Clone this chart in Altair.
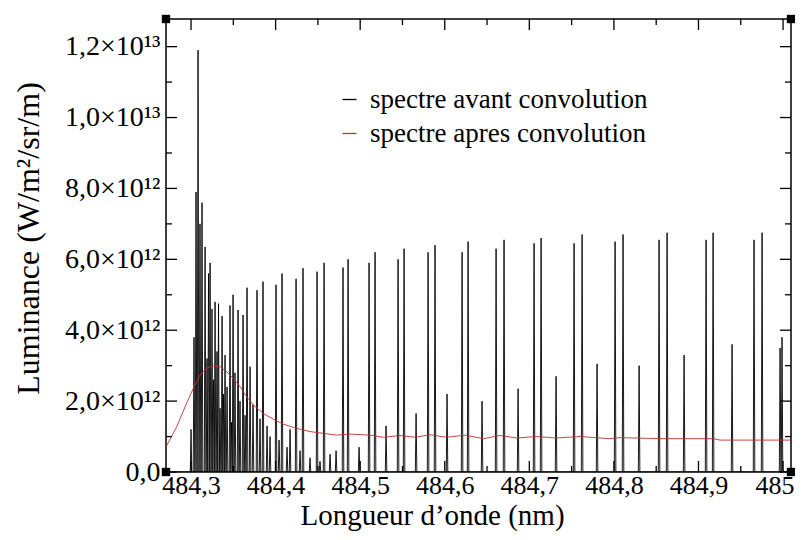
import altair as alt
import pandas as pd

# ---- axis ranges / ticks (wavelength in nm, luminance in 1e12 W/m²/sr/m) ----
X_DOMAIN = [484.2704, 485.0094]
Y_DOMAIN = [0.0, 12.78]
X_MAJOR = [484.3, 484.4, 484.5, 484.6, 484.7, 484.8, 484.9, 485.0]
X_MINOR = [484.35, 484.45, 484.55, 484.65, 484.75, 484.85, 484.95]
Y_MAJOR = [0, 2, 4, 6, 8, 10, 12]
Y_MINOR = [1, 3, 5, 7, 9, 11]

# ---- spectre avant convolution : line positions (nm) and peak heights (1e12) ----
PEAK_NM = [
    484.3000, 484.3035, 484.3059, 484.3083, 484.3106, 484.3130, 484.3166, 484.3189,
    484.3207, 484.3225, 484.3248, 484.3266, 484.3284, 484.3307, 484.3325, 484.3343,
    484.3367, 484.3384, 484.3402, 484.3426, 484.3461, 484.3479, 484.3497, 484.3520,
    484.3556, 484.3579, 484.3615, 484.3639, 484.3662, 484.3698, 484.3733, 484.3780,
    484.3816, 484.3851, 484.3899, 484.3934, 484.4005, 484.4041, 484.4076, 484.4135,
    484.4171, 484.4242, 484.4289, 484.4324, 484.4407, 484.4490, 484.4525, 484.4573,
    484.4644, 484.4715, 484.4797, 484.4857, 484.4987, 484.5105, 484.5176, 484.5306,
    484.5448, 484.5519, 484.5661, 484.5803, 484.5885, 484.6027, 484.6205, 484.6276,
    484.6441, 484.6607, 484.6701, 484.6867, 484.7056, 484.7139, 484.7316, 484.7529,
    484.7624, 484.7801, 484.8014, 484.8108, 484.8298, 484.8534, 484.8629, 484.8830,
    484.9090, 484.9173, 484.9397, 484.9657, 484.9752, 484.9965, 484.9988,
]
PEAK_LUM = [
    1.2, 3.8, 7.9, 11.9, 7.0, 7.6, 6.35, 3.2,
    5.6, 5.9, 4.6, 2.6, 4.8, 3.4, 4.75, 1.8,
    4.4, 2.2, 3.3, 2.4, 4.7, 1.4, 5.0, 2.8,
    4.57, 2.0, 4.43, 1.6, 5.2, 2.97, 1.9, 5.13,
    1.5, 5.37, 1.3, 1.0, 5.28, 0.9, 5.6, 0.7,
    1.2, 5.45, 0.6, 5.75, 0.4, 5.65, 0.3, 5.9,
    0.5, 0.6, 5.77, 6.0, 0.7, 5.9, 6.2, 1.3,
    6.0, 6.3, 1.65, 6.2, 6.4, 2.2, 6.2, 6.5,
    2.0, 6.3, 6.55, 2.35, 6.45, 6.6, 2.7, 6.45,
    6.7, 3.05, 6.5, 6.7, 3.0, 6.55, 6.75, 3.3,
    6.55, 6.75, 3.6, 6.55, 6.75, 3.5, 3.8,
]
HALF_WIDTH = 0.0009  # line half width at the base (nm)

# ---- spectre apres convolution ----
CONV_NM = [
    484.2705, 484.2831, 484.2949, 484.3027, 484.3106, 484.3186, 484.3264, 484.3343,
    484.3422, 484.3500, 484.3579, 484.3659, 484.3737, 484.3855, 484.3973, 484.4091,
    484.4250, 484.4407, 484.4565, 484.4723, 484.4880, 484.5117, 484.5275, 484.5471,
    484.5649, 484.5826, 484.6023, 484.6240, 484.6456, 484.6654, 484.6851, 484.7087,
    484.7324, 484.7600, 484.7955, 484.8073, 484.8546, 484.9173, 484.9256, 484.9926,
    485.0090,
]
CONV_LUM = [
    0.71, 1.28, 1.95, 2.36, 2.74, 2.93, 3.00, 2.97,
    2.83, 2.64, 2.41, 2.12, 1.89, 1.65, 1.49, 1.35,
    1.23, 1.14, 1.09, 1.04, 1.07, 1.04, 0.98, 1.03,
    0.98, 1.05, 0.98, 1.04, 0.94, 1.03, 0.96, 1.00,
    0.96, 1.00, 0.94, 0.97, 0.94, 0.94, 0.90, 0.90,
    0.90,
]

S1 = "spectre avant convolution"
S2 = "spectre apres convolution"
FONT = "Liberation Serif"

rows = []
k = 0
rows.append({"nm": X_DOMAIN[0], "lum": 0.0, "serie": S1, "k": k}); k += 1
for c, h in zip(PEAK_NM, PEAK_LUM):
    for xx, yy in ((c - HALF_WIDTH, 0.0), (c, h), (c + HALF_WIDTH, 0.0)):
        rows.append({"nm": xx, "lum": yy, "serie": S1, "k": k}); k += 1
rows.append({"nm": X_DOMAIN[1], "lum": 0.0, "serie": S1, "k": k}); k += 1
for i, (xx, yy) in enumerate(zip(CONV_NM, CONV_LUM)):
    rows.append({"nm": xx, "lum": yy, "serie": S2, "k": i})
df = pd.DataFrame(rows)

W, H = 625, 453

x_axis = alt.Axis(
    values=X_MAJOR, ticks=False, domain=False, grid=False,
    labelExpr="datum.value > 484.99 ? '485' : replace(format(datum.value, '.1f'), '.', ',')",
    labelFont=FONT, labelFontSize=26, labelColor="black", labelPadding=0,
    labelFlush=10, labelFlushOffset=11, labelOverlap=False,
    title="Longueur d\u2019onde (nm)", titleFont=FONT, titleFontSize=29,
    titleFontWeight="normal", titleColor="black",
    titleX=266, titleY=43.5, titleBaseline="middle", titleAnchor="middle",
)
y_axis = alt.Axis(
    values=Y_MAJOR, ticks=False, domain=False, grid=False,
    labelExpr="datum.value == 0 ? '0,0' : (datum.value < 10 ? replace(format(datum.value, '.1f'), '.', ',') + '\u00d710\u00b9\u00b2' : replace(format(datum.value / 10, '.1f'), '.', ',') + '\u00d710\u00b9\u00b3')",
    labelFont=FONT, labelFontSize=28, labelColor="black", labelPadding=6,
    labelFlush=False, labelOverlap=False,
    title="Luminance (W/m\u00b2/sr/m)", titleFont=FONT, titleFontSize=32,
    titleFontWeight="normal", titleColor="black",
    titleX=-138, titleY=219, titleBaseline="middle", titleAngle=-90,
)

X = alt.X("nm:Q", scale=alt.Scale(domain=X_DOMAIN, nice=False, zero=False), axis=x_axis)
Y = alt.Y("lum:Q", scale=alt.Scale(domain=Y_DOMAIN, nice=False, zero=False), axis=y_axis)

lines = alt.Chart(df).mark_line(strokeWidth=0.9, clip=True).encode(
    x=X, y=Y,
    order="k:Q",
    color=alt.Color(
        "serie:N",
        scale=alt.Scale(domain=[S1, S2], range=["#000000", "#c43030"]),
        legend=alt.Legend(
            title=None, orient="none", legendX=170, legendY=67, padding=0,
            symbolType="stroke", symbolSize=196, symbolStrokeWidth=1.3, symbolOffset=0,
            labelFont=FONT, labelFontSize=27, labelColor="black", labelLimit=0,
            labelOffset=7, rowPadding=6,
        ),
    ),
)

# inward ticks (xmgrace style), built from the tick value lists
xt_major = pd.DataFrame({"nm": X_MAJOR})
xt_minor = pd.DataFrame({"nm": X_MINOR})
yt_major = pd.DataFrame({"lum": Y_MAJOR})
yt_minor = pd.DataFrame({"lum": Y_MINOR})

def xticks(d, length):
    b = alt.Chart(d).mark_rule(color="black", strokeWidth=1.3)
    top = b.encode(x=X, y=alt.value(0), y2=alt.value(length))
    bot = b.encode(x=X, y=alt.value(H), y2=alt.value(H - length))
    return top + bot

def yticks(d, length):
    b = alt.Chart(d).mark_rule(color="black", strokeWidth=1.3)
    left = b.encode(y=Y, x=alt.value(0), x2=alt.value(length))
    right = b.encode(y=Y, x=alt.value(W), x2=alt.value(W - length))
    return left + right

corners = pd.DataFrame({
    "nm": [X_DOMAIN[0], X_DOMAIN[0], X_DOMAIN[1], X_DOMAIN[1]],
    "lum": [Y_DOMAIN[0], Y_DOMAIN[1], Y_DOMAIN[0], Y_DOMAIN[1]],
})
handles = alt.Chart(corners).mark_square(size=70, color="black", opacity=1, filled=True).encode(x=X, y=Y)

chart = alt.layer(
    lines,
    xticks(xt_major, 11), xticks(xt_minor, 6),
    yticks(yt_major, 11), yticks(yt_minor, 6),
    handles,
).properties(
    width=W, height=H,
    autosize=alt.AutoSizeParams(type="none"),
    padding={"left": 158, "top": 11, "right": 4, "bottom": 60},
).configure(
    background="white", font=FONT
).configure_axis(
    labelFont=FONT, titleFont=FONT
).configure_legend(
    labelFont=FONT
).configure_view(
    stroke="black", strokeWidth=1.5
)

chart.save("out.html", embed_options={"renderer": "svg", "actions": False})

- WORK TO DO
Transcribe exactly, with no pictures, the lines running from the first line of the material through the line holding "Y_MINOR = [1, 3, 5, 7, 9, 11]".

- TASK SOLUTION
Clone this chart in Altair.
import altair as alt
import pandas as pd

# ---- axis ranges / ticks (wavelength in nm, luminance in 1e12 W/m²/sr/m) ----
X_DOMAIN = [484.2704, 485.0094]
Y_DOMAIN = [0.0, 12.78]
X_MAJOR = [484.3, 484.4, 484.5, 484.6, 484.7, 484.8, 484.9, 485.0]
X_MINOR = [484.35, 484.45, 484.55, 484.65, 484.75, 484.85, 484.95]
Y_MAJOR = [0, 2, 4, 6, 8, 10, 12]
Y_MINOR = [1, 3, 5, 7, 9, 11]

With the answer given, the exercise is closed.